Another technique of point-in-time copy is the split mirror (used by EMC TimeFinder). In this technique, the data is copied prior to the point-in-time copy. After a complete mirror of the data is created, the point-in-time copy is made by "splitting" the mirror. Note the target source is only available after splitting the mirror, and as the copy was already done, all changes on the source are continuously mirrored to the target until the split is performed.

 

And one more technique of point-in-time copy is the changed block. In this technique physical copy of the data is shared between the source and the target until the data is written. Shared control is implemented using a table of pointers to identify from where the data must be retrieved when both the source and target volumes are accessed.

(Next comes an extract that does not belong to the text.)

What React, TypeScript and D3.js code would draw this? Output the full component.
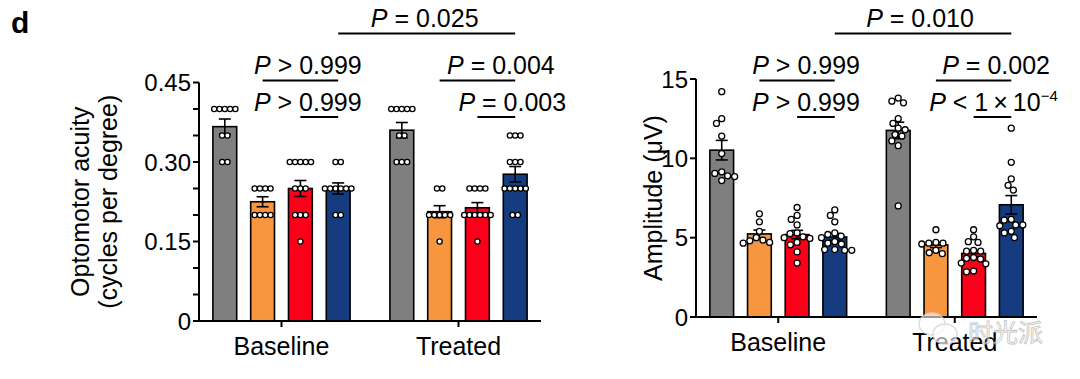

Read and write operations on both the source and target volumes are allowed as soon as the control table is created.

 

All these techniques ensure the data is copied consistently with a point-in-time, and the database will be in a consistent state also if there are no database I/O activities while the storage point-in-time copy (or split when using EMC TimeFinder) is done. Well, even considering the point-in-time copy is a quick operation, I do not think quiescing the database is a valid option. Therefore, it is essential to have the database in hot backup mode during the point-in-time copy or to use Oracle Recovery Manager (RMAN) to recover the database after the copy.